* PROVIDED DATA
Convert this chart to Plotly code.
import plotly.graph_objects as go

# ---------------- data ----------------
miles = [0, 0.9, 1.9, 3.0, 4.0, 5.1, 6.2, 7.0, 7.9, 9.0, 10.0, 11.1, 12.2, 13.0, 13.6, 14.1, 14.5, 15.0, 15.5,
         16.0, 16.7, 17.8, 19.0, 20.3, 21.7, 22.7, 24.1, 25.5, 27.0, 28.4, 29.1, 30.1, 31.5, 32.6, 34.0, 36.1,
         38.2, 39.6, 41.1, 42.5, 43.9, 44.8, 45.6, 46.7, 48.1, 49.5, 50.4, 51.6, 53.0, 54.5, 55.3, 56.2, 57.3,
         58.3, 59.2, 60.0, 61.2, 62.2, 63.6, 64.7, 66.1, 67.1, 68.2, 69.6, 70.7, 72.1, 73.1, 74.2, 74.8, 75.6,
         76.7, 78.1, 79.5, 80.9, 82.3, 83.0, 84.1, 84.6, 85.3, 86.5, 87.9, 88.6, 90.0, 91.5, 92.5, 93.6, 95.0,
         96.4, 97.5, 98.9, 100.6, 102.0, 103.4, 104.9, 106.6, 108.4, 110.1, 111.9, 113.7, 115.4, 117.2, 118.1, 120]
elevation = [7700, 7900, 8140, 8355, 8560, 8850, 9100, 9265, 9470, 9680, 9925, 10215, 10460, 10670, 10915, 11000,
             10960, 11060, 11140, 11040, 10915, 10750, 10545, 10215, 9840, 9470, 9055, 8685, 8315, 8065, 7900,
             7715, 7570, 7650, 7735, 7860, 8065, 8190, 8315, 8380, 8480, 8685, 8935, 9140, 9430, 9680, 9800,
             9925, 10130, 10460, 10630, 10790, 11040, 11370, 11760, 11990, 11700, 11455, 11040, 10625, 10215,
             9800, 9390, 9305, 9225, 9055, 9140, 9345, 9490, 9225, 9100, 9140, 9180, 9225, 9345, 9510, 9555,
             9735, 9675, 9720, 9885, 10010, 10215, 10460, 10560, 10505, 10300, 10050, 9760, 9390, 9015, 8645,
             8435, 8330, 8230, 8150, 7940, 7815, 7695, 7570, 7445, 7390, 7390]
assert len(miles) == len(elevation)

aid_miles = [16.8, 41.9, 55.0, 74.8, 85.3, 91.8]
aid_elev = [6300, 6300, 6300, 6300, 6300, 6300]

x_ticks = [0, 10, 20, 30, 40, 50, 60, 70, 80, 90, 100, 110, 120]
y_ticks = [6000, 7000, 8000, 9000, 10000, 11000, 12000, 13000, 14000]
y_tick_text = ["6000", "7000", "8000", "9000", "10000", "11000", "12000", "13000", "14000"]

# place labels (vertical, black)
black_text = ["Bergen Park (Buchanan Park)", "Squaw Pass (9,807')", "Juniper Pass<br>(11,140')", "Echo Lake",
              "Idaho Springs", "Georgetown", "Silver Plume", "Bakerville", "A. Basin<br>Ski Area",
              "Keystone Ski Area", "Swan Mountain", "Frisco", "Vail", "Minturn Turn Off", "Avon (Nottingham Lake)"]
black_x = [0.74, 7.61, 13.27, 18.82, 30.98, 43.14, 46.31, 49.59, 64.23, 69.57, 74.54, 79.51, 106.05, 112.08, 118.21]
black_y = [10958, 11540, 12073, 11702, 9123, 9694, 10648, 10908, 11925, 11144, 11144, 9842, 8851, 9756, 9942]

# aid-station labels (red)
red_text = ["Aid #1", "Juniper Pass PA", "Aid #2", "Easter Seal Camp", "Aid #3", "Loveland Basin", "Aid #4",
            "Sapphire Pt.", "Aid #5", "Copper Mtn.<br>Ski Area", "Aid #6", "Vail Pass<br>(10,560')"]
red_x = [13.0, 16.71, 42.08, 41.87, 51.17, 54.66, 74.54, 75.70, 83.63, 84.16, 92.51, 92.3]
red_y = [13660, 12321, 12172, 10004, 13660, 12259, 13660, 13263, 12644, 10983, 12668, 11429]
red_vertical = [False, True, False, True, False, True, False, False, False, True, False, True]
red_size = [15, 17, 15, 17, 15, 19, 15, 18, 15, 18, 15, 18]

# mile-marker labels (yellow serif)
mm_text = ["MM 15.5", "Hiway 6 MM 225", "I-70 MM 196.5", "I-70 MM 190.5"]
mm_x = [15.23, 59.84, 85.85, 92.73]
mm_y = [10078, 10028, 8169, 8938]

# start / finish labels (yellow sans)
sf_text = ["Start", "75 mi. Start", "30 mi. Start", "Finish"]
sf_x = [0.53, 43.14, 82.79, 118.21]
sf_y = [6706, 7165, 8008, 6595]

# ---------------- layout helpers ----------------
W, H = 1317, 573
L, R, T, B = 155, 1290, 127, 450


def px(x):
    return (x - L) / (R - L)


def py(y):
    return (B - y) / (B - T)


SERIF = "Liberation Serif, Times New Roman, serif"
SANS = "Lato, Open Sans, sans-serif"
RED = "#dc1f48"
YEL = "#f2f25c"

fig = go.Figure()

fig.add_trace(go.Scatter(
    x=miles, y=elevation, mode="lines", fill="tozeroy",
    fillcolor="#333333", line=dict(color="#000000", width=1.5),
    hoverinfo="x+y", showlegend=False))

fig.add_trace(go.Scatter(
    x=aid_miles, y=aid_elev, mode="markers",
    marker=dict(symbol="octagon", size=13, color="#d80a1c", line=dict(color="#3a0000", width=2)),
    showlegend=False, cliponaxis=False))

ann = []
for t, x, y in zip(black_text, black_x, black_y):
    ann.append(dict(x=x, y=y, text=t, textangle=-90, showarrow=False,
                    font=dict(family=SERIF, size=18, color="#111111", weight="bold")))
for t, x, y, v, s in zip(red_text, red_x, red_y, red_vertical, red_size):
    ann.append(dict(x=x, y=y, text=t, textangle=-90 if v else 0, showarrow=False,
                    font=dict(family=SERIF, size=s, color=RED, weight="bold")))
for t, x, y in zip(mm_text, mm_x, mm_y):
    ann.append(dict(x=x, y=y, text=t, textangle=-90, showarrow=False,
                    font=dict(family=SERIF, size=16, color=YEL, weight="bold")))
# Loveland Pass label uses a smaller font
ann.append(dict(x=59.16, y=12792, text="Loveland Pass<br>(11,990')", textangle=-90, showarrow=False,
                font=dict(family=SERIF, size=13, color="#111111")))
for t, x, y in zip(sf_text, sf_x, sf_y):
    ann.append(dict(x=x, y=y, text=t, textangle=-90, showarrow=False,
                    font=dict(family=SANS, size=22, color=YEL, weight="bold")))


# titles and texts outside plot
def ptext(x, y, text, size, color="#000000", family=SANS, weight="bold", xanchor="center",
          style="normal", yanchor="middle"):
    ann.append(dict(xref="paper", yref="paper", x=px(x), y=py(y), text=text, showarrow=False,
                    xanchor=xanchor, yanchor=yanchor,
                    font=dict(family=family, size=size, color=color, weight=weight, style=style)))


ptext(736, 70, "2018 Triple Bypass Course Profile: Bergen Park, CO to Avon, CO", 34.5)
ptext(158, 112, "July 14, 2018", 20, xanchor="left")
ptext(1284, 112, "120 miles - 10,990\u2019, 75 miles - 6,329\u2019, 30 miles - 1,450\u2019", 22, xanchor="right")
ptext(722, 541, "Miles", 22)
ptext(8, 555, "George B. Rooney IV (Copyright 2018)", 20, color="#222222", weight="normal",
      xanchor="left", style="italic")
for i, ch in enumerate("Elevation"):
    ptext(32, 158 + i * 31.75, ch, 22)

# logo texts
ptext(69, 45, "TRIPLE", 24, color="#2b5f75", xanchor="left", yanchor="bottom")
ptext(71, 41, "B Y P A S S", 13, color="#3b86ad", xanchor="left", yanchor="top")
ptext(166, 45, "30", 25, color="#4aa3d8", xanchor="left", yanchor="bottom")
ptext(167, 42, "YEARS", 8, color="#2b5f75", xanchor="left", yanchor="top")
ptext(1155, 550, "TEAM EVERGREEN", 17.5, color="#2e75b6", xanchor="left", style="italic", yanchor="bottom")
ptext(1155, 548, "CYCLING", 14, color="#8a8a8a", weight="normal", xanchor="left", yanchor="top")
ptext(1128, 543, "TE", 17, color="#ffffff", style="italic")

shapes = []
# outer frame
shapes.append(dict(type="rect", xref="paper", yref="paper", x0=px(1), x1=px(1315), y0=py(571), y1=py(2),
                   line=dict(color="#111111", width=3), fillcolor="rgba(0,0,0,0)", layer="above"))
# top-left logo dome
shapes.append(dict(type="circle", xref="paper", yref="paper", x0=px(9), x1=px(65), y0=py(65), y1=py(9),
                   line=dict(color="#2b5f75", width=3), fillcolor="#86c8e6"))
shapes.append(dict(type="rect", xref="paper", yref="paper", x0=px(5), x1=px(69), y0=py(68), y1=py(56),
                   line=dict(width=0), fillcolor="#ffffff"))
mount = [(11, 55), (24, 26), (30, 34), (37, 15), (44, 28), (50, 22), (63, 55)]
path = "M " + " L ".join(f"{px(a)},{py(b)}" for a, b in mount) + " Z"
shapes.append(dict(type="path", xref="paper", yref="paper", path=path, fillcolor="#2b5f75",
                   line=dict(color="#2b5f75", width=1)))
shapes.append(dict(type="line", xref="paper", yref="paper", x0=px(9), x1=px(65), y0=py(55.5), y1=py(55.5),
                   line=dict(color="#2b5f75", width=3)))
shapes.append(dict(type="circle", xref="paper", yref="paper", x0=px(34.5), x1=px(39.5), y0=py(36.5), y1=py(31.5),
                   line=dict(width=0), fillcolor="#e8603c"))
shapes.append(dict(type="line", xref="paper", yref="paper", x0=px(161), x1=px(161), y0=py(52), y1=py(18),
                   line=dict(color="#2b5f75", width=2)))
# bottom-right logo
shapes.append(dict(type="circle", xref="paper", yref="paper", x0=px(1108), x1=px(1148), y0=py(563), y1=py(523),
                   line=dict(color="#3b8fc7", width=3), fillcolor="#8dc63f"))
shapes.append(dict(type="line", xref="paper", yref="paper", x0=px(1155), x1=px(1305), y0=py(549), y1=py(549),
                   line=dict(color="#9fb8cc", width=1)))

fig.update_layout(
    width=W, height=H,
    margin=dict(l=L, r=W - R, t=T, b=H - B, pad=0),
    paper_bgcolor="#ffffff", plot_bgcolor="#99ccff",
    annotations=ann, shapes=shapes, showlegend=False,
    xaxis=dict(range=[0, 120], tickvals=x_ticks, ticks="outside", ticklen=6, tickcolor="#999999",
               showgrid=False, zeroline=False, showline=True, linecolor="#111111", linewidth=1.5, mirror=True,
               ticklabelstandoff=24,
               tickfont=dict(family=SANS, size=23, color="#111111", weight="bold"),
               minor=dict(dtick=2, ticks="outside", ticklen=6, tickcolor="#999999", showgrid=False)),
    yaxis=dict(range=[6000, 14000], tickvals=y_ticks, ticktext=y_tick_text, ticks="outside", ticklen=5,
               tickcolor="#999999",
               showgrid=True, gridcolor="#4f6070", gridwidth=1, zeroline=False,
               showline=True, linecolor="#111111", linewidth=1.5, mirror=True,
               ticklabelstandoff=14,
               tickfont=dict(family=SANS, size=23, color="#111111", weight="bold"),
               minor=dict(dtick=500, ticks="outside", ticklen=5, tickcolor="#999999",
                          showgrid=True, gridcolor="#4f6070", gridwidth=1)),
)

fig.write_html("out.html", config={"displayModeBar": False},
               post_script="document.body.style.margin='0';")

* THE REQUEST
Print from the first line through the line that contains "import plotly.graph_objects as go", please, including both, and leave out every line outside that stretch.

* ANSWER FOR THIS EXERCISE
Convert this chart to Plotly code.
import plotly.graph_objects as go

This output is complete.